Cyril Lignac's Banana Bread
By Wafa — 100+ tested recipes
Discover Chef Cyril Lignac's elevated version of banana bread: an ultra-moist cake combining the sweetness of ripe bananas with a smooth caramel and crunchy hazelnuts.
Ingredients
- 13 g unsalted butter (for the caramel)
- 2 g Guérande sea salt (fleur de sel) (for the caramel)
- 100 g granulated sugar (for the caramel)
- 50 g heavy cream (for the caramel)
- 3 whole peeled bananas ‹ (used for the final assembly with caramel)
- 100 g unsalted butter (for the batter)
- 2 eggs (for the batter)
- 8 g baking powder (for the batter)
- 200 g peeled bananas (for the batter)
- 150 g brown sugar (cassonade) (for the batter)
- 160 g all-purpose flour (for the batter)
- 70 g chopped hazelnuts (for the batter)
Instructions
- 1Start by preheating your oven to 155°C (310°F).
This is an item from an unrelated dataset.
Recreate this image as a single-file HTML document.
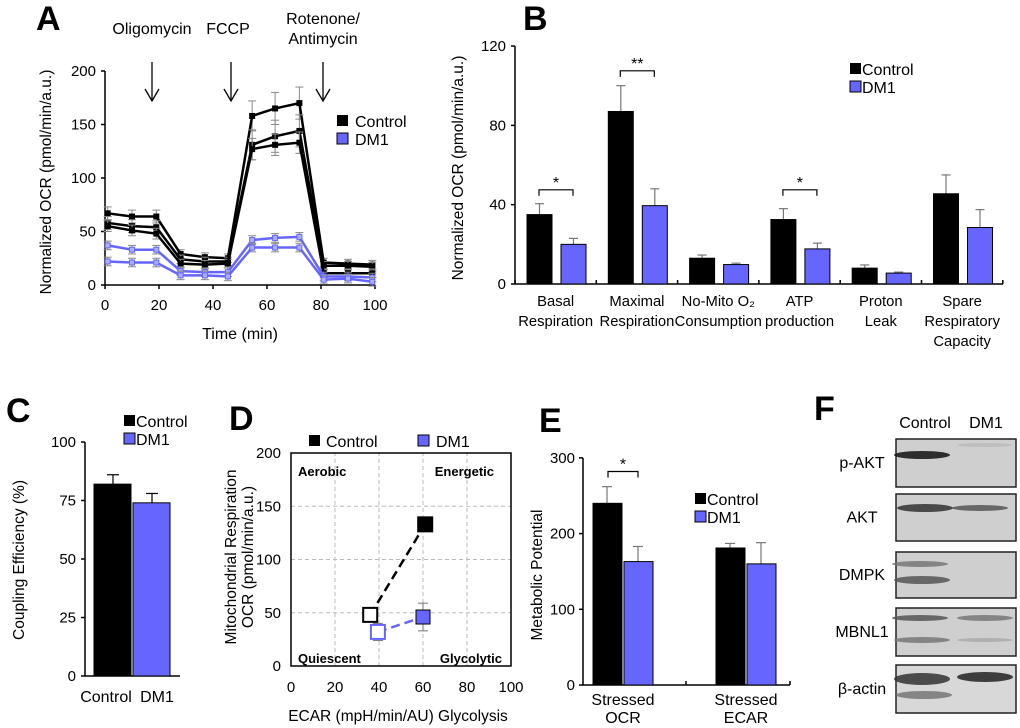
<!DOCTYPE html>
<html><head><meta charset="utf-8"><style>
body{margin:0;background:#fff}
svg{display:block;font-family:"Liberation Sans",Arial,sans-serif}
</style></head><body>
<svg id="fig" width="1020" height="728" viewBox="0 0 1020 728" xmlns="http://www.w3.org/2000/svg">
<g id="A"></g>
<g id="B"></g>
<g id="C"></g>
<g id="D"></g>
<g id="E"></g>
<g id="F"></g>
</svg>
<script>
const BLUE='#6666ff';
const TK=15, LB=16, TT=15.5;
// Panel A data
const aTimes=[1,10,19,28,37,45.5,54.5,63,72,81,90,99];
const aCtrl1=[67,64,64,29,26,25,158,165,170,21,20,19];
const aCtrl2=[58,55,54,24,22,22,131,139,144,18,18,17];
const aCtrl3=[55,51,48,20,19,20,127,131,133,11,11,11];
const aDm1a=[37,33,33,13,12,12,42,44,45,8,8,7];
const aDm1b=[22,21,21,9,9,8,35,35,35,5,6,3];
const aErr=[5,5,5,4,4,4,10,10,10,4,4,4];
const aErrPeak=[6,6,6,4,4,4,14,15,15,4,4,4];
const aYTicks=[0,50,100,150,200];
const aXTicks=[0,20,40,60,80,100];
// Panel B
const bCats=[["Basal","Respiration"],["Maximal","Respiration"],["No-Mito O₂","Consumption"],["ATP","production"],["Proton","Leak"],["Spare","Respiratory","Capacity"]];
const bCtrl=[35,87,13,32.5,8,45.5];
const bCtrlErr=[5.5,13,1.6,5.5,1.6,9.5];
const bDm1=[20,39.5,9.8,17.7,5.5,28.5];
const bDm1Err=[3,8.5,0.7,2.9,0.5,9];
const bYTicks=[0,40,80,120];
// Panel C
const cCats=["Control","DM1"];
const cVals=[82,74];
const cErr=[4,4];
const cYTicks=[0,25,50,75,100];
// Panel D
const dCtrlX=[36,61], dCtrlY=[48,133];
const dDmX=[39.5,60], dDmY=[32,46];
const dDmErr=[8,13];
const dXTicks=[0,20,40,60,80,100];
const dYTicks=[0,50,100,150,200];
// Panel E
const eCats=[["Stressed","OCR"],["Stressed","ECAR"]];
const eCtrl=[240,181];
const eCtrlErr=[22,6];
const eDm1=[163,160];
const eDm1Err=[20,28];
const eYTicks=[0,100,200,300];
// Panel F
const fLabels=["p-AKT","AKT","DMPK","MBNL1","β-actin"];

const NS='http://www.w3.org/2000/svg';
function mk(parent,tag,attrs,text){const e=document.createElementNS(NS,tag);for(const k in attrs)e.setAttribute(k,attrs[k]);if(text!==undefined)e.textContent=text;parent.appendChild(e);return e;}
function line(p,x1,y1,x2,y2,st,w,dash){return mk(p,'line',{x1,y1,x2,y2,stroke:st||'#000','stroke-width':w||1.5,'stroke-dasharray':dash||'none'});}
function txt(p,x,y,s,size,anchor,weight){return mk(p,'text',{x,y,'font-size':size||LB,'text-anchor':anchor||'middle','font-weight':weight||'normal',fill:'#000'},s);}
function vtxt(p,x,y,s,size){return mk(p,'text',{x:0,y:0,'font-size':size||TT,'text-anchor':'middle',transform:`translate(${x},${y}) rotate(-90)`},s);}

// ---- Panel A ----
(function(){
const g=document.getElementById('A');
const ax=v=>105+v*2.7, ay=v=>285-v*1.07;
let t=txt(g,36,30,'A',34,'start','bold');

line(g,ax(0),ay(0),ax(100),ay(0));line(g,ax(0),ay(0),ax(0),ay(200));
aYTicks.forEach(v=>{line(g,ax(0)-4,ay(v),ax(0),ay(v));txt(g,ax(0)-9,ay(v)+5,String(v),TK,'end');});
aXTicks.forEach(v=>{line(g,ax(v),ay(0),ax(v),ay(0)+4);txt(g,ax(v),ay(0)+25,String(v),TK);});
t=txt(g,240,339,'Time (min)',LB);
t=vtxt(g,51,182,'Normalized OCR (pmol/min/a.u.)');

[['Oligomycin',152,34],['FCCP',228,34],['Rotenone/',323,24],['Antimycin',323,44]].forEach(a=>txt(g,a[1],a[2],a[0],LB));
[152,231,323].forEach(x=>{line(g,x,62,x,100,'#000',1.3);mk(g,'polyline',{points:`${x-7},89 ${x},101 ${x+7},89`,fill:'none',stroke:'#000','stroke-width':1.3});});
const series=[[aCtrl1,'#000',aErrPeak],[aCtrl2,'#000',aErrPeak],[aCtrl3,'#000',aErr],[aDm1a,BLUE,aErr],[aDm1b,BLUE,aErr]];
series.forEach((s,si)=>{
  const [vals,col,err]=s; const sg=mk(g,'g',{});
  
  
  vals.forEach((v,i)=>{const e=col==='#000'?err[i]:Math.min(err[i],4);line(sg,ax(aTimes[i]),ay(v-e),ax(aTimes[i]),ay(v+e),'#888',1);line(sg,ax(aTimes[i])-4,ay(v+e),ax(aTimes[i])+4,ay(v+e),'#888',1);line(sg,ax(aTimes[i])-4,ay(v-e),ax(aTimes[i])+4,ay(v-e),'#888',1);});
  mk(sg,'polyline',{points:vals.map((v,i)=>ax(aTimes[i])+','+ay(v)).join(' '),fill:'none',stroke:col,'stroke-width':2.5});
  vals.forEach((v,i)=>mk(sg,'rect',{x:ax(aTimes[i])-2.5,y:ay(v)-2.5,width:5,height:5,fill:col==='#000'?'#000':'#aab0ff',stroke:col,'stroke-width':1}));
});
const lg=mk(g,'g',{});
mk(lg,'rect',{x:337,y:115,width:11,height:11,fill:'#000'});txt(lg,355,127,'Control',LB,'start');
mk(lg,'rect',{x:337,y:133,width:11,height:11,fill:BLUE,stroke:'#000'});txt(lg,355,145,'DM1',LB,'start');
})();

// ---- Panel B ----
(function(){
const g=document.getElementById('B');
const x0=515,gw=81.3,ay=v=>284-v*1.983;
let t=txt(g,523,30,'B',34,'start','bold');
line(g,x0,ay(0),1003,ay(0));line(g,x0,ay(0),x0,ay(120));
bYTicks.forEach(v=>{line(g,x0-4,ay(v),x0,ay(v));txt(g,x0-9,ay(v)+5,String(v),TK,'end');});
for(let i=0;i<=6;i++)line(g,x0+i*gw,ay(0),x0+i*gw,ay(0)-4);
t=vtxt(g,463,168,'Normalized OCR (pmol/min/a.u.)');

bCats.forEach((c,i)=>{
  const gx=x0+i*gw;
  [[bCtrl[i],bCtrlErr[i],'#000',12,'control'],[bDm1[i],bDm1Err[i],BLUE,46,'dm1']].forEach(b=>{
    line(g,gx+b[3]+12.5,ay(b[0]),gx+b[3]+12.5,ay(b[0]+b[1]),'#777',1.2);line(g,gx+b[3]+8,ay(b[0]+b[1]),gx+b[3]+17,ay(b[0]+b[1]),'#777',1.2);
    const r=mk(g,'rect',{x:gx+b[3],y:ay(b[0]),width:25,height:ay(0)-ay(b[0]),fill:b[2],stroke:'#000','stroke-width':1});
    
  });
  c.forEach((s,j)=>txt(g,gx+gw/2,306+j*20,s,14.8));
});
[[0,'*',40.5],[1,'**',100.5],[3,'*',40.5]].forEach(s=>{const gx=x0+s[0]*gw;const y=ay(s[2]+7);
  mk(g,'polyline',{points:`${gx+24},${y+6} ${gx+24},${y} ${gx+58},${y} ${gx+58},${y+6}`,fill:'none',stroke:'#000','stroke-width':1.2});
  txt(g,gx+41,y-2,s[1],LB);});
const lg=mk(g,'g',{});
mk(lg,'rect',{x:850,y:63,width:11,height:11,fill:'#000'});txt(lg,862,75,'Control',LB,'start');
mk(lg,'rect',{x:850,y:81,width:11,height:11,fill:BLUE,stroke:'#000'});txt(lg,862,93,'DM1',LB,'start');
})();

// ---- Panel C ----
(function(){
const g=document.getElementById('C');
const ay=v=>676-v*2.34;
let t=txt(g,6,422,'C',34,'start','bold');
line(g,85,ay(0),180,ay(0));line(g,85,ay(0),85,ay(100));
cYTicks.forEach(v=>{line(g,81,ay(v),85,ay(v));txt(g,76,ay(v)+5,String(v),TK,'end');});
t=vtxt(g,24,560,'Coupling Efficiency (%)');

cCats.forEach((c,i)=>{const bx=94+i*39,col=i?BLUE:'#000';
  line(g,bx+19,ay(cVals[i]),bx+19,ay(cVals[i]+cErr[i]),'#000',1.2);line(g,bx+13,ay(cVals[i]+cErr[i]),bx+25,ay(cVals[i]+cErr[i]),'#000',1.2);
  const r=mk(g,'rect',{x:bx,y:ay(cVals[i]),width:37,height:ay(0)-ay(cVals[i]),fill:col,stroke:'#000','stroke-width':1});
  
  txt(g,bx+(i?24:12),702,c,LB);});
const lg=mk(g,'g',{});
mk(lg,'rect',{x:124,y:415,width:11,height:11,fill:'#000'});txt(lg,136,427,'Control',LB,'start');
mk(lg,'rect',{x:124,y:433,width:11,height:11,fill:BLUE,stroke:'#000'});txt(lg,136,445,'DM1',LB,'start');
})();

// ---- Panel D ----
(function(){
const g=document.getElementById('D');
const ax=v=>291+v*2.2, ay=v=>666-v*1.065;
let t=txt(g,229,430,'D',34,'start','bold');
dXTicks.slice(1,-1).forEach(v=>line(g,ax(v),ay(0),ax(v),ay(200),'#bbb',1,'4,3'));
dYTicks.slice(1,-1).forEach(v=>line(g,ax(0),ay(v),ax(100),ay(v),'#bbb',1,'4,3'));
mk(g,'rect',{x:ax(0),y:ay(200),width:ax(100)-ax(0),height:ay(0)-ay(200),fill:'none',stroke:'#000','stroke-width':1.5});
dXTicks.forEach(v=>txt(g,ax(v),ay(0)+26,String(v),TK));
dYTicks.forEach(v=>txt(g,ax(0)-10,ay(v)+5,String(v),TK,'end'));
txt(g,298,476,'Aerobic',13,'start','bold');txt(g,494,476,'Energetic',13,'end','bold');
txt(g,298,663,'Quiescent',13,'start','bold');txt(g,502,663,'Glycolytic',13,'end','bold');
t=txt(g,398,721,'ECAR (mpH/min/AU) Glycolysis',TT);
t=vtxt(g,236,557,'Mitochondrial Respiration');
vtxt(g,253,557,'OCR (pmol/min/a.u.)');
line(g,ax(dCtrlX[0]),ay(dCtrlY[0]),ax(dCtrlX[1]),ay(dCtrlY[1]),'#000',2.5,'9,5');
line(g,ax(dDmX[0]),ay(dDmY[0]),ax(dDmX[1]),ay(dDmY[1]),BLUE,2.5,'9,5');
dDmX.forEach((x,i)=>{line(g,ax(x),ay(dDmY[i]-dDmErr[i]),ax(x),ay(dDmY[i]+dDmErr[i]),'#777',1);line(g,ax(x)-5,ay(dDmY[i]+dDmErr[i]),ax(x)+5,ay(dDmY[i]+dDmErr[i]),'#777',1);line(g,ax(x)-5,ay(dDmY[i]-dDmErr[i]),ax(x)+5,ay(dDmY[i]-dDmErr[i]),'#777',1);});
let r=mk(g,'rect',{x:ax(dCtrlX[0])-7,y:ay(dCtrlY[0])-7,width:14,height:14,fill:'#fff',stroke:'#000','stroke-width':2});
r=mk(g,'rect',{x:ax(dCtrlX[1])-7,y:ay(dCtrlY[1])-7,width:14,height:14,fill:'#000',stroke:'#000','stroke-width':2});
r=mk(g,'rect',{x:ax(dDmX[0])-7,y:ay(dDmY[0])-7,width:14,height:14,fill:'#fff',stroke:BLUE,'stroke-width':2});
r=mk(g,'rect',{x:ax(dDmX[1])-7,y:ay(dDmY[1])-7,width:14,height:14,fill:BLUE,stroke:'#000','stroke-width':1});
const lg=mk(g,'g',{});
mk(lg,'rect',{x:309,y:435,width:11,height:11,fill:'#000'});txt(lg,326,447,'Control',LB,'start');
mk(lg,'rect',{x:418,y:435,width:11,height:11,fill:BLUE,stroke:'#000'});txt(lg,436,447,'DM1',LB,'start');
})();

// ---- Panel E ----
(function(){
const g=document.getElementById('E');
const ay=v=>685-v*0.757;
let t=txt(g,539,432,'E',34,'start','bold');
line(g,583,ay(0),790,ay(0));line(g,583,ay(0),583,ay(300));
eYTicks.forEach(v=>{line(g,579,ay(v),583,ay(v));txt(g,575,ay(v)+5,String(v),TK,'end');});
line(g,686,ay(0),686,ay(0)-4);line(g,790,ay(0),790,ay(0)-4);
t=vtxt(g,542,575,'Metabolic Potential');
eCats.forEach((c,i)=>{const gx=593+i*123;
  [[eCtrl[i],eCtrlErr[i],'#000',0,'control'],[eDm1[i],eDm1Err[i],BLUE,31,'dm1']].forEach(b=>{
    line(g,gx+b[3]+14,ay(b[0]),gx+b[3]+14,ay(b[0]+b[1]),'#777',1.2);line(g,gx+b[3]+9,ay(b[0]+b[1]),gx+b[3]+19,ay(b[0]+b[1]),'#777',1.2);
    const r=mk(g,'rect',{x:gx+b[3],y:ay(b[0]),width:29,height:ay(0)-ay(b[0]),fill:b[2],stroke:'#000','stroke-width':1});
    });
  c.forEach((s,j)=>txt(g,gx+30,705+j*18,s,LB));});
mk(g,'polyline',{points:`608,${ay(282)+6} 608,${ay(282)} 638,${ay(282)} 638,${ay(282)+6}`,fill:'none',stroke:'#000','stroke-width':1.2});
txt(g,623,ay(282)-2,'*',LB);
const lg=mk(g,'g',{});
mk(lg,'rect',{x:695,y:493,width:11,height:11,fill:'#000'});txt(lg,707,505,'Control',LB,'start');
mk(lg,'rect',{x:695,y:511,width:11,height:11,fill:BLUE,stroke:'#000'});txt(lg,707,523,'DM1',LB,'start');
})();

// ---- Panel F ----
(function(){
const g=document.getElementById('F');
let t=txt(g,814,420,'F',34,'start','bold');
txt(g,925,428,'Control',LB);txt(g,986,428,'DM1',LB);
const boxes=[[439,48],[494,47],[552,46],[608,48],[665,48]];
const bands=[[[[922,16,4,'#111']],[[985,6,2,'#bbb']]],[[[925,14,4,'#333']],[[980,14,3,'#555']]],[[[920,12,3,'#777'],[922,28,4,'#555']],[]],[[[920,10,3,'#555'],[922,32,3,'#777']],[[985,10,3,'#777'],[985,32,2,'#aaa']]],[[[922,14,6,'#333'],[924,30,4,'#777']],[[985,12,5,'#222']]]];
fLabels.forEach((l,i)=>{const [y,h]=boxes[i];
  const bg=mk(g,'g',{});
  mk(bg,'rect',{x:896,y,width:120,height:h,fill:i===4?'#d8d8d8':'#cfcfcf',stroke:'#222','stroke-width':1.5});
  bands[i].forEach(lane=>lane.forEach(b=>mk(bg,'ellipse',{cx:b[0],cy:y+b[1],rx:28,ry:b[2],fill:b[3],opacity:0.85})));
  txt(g,862,y+h/2+5,l,LB);});
})();
</script>
</body></html>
- 2Slice the 3 whole bananas lengthwise and place them cut-side down in the bottom of the pan. Complete the arrangement with banana halves on the sides to fully cover the base.
- 3In a skillet, cook the sugar until it becomes a golden caramel. Remove from heat, stir in the butter (13g), then slowly pour in the cream while being careful of the rising steam. Finish by adding the sea salt.
- 4Pour the still-warm caramel over the bananas arranged in the pan. (According to your preferences, you can replace the hazelnuts with pecans or chocolate chips.)
- 5In a large bowl, mash the other bananas (200g) with a fork, then add the brown sugar, flour, and baking powder. Mix with a spatula, incorporate the melted butter and eggs, and finally add the hazelnuts.
- 6Transfer the batter into the round pan and pack it down slightly by tapping. Bake for 45 minutes.
- 7Once baked, place the pan on a wire rack and let it rest for 30 minutes. Turn it out onto a plate and remove the parchment paper.
Tips
- Use very ripe bananas (skin turning black) for maximum sugar content and moisture.
- Chef's tip: lightly scrape the surface of the bananas with a knife to remove the starch before use.
- This cake pairs wonderfully with a scoop of vanilla or salted caramel ice cream.
Substitutions
- chopped hazelnuts → pecans — Perfect melting texture with the banana.
- chopped hazelnuts → slivered almonds — A more economical and crunchy option.
Nutrition
Frequently asked questions
What type of bananas is ideal for this recipe?
For this recipe, it is ideal to use very ripe bananas, as they are sweeter and their texture is better for mashing. Avoid pale yellow bananas that aren't fully ripe, as they are less sweet and firmer, which could affect both the texture and the taste of the banana bread.
Can I use a different type of mold instead of a round one?
Yes, you can use another type of mold for this banana bread recipe. A round pan is often chosen because it highlights the caramelized banana section. However, feel free to use whatever mold you have on hand, whether square, rectangular, or even a loaf pan. Each shape might yield a slightly different presentation, but the delicious taste will remain the same.
How long can this banana bread be stored?
It can be stored for up to 5 days in the refrigerator.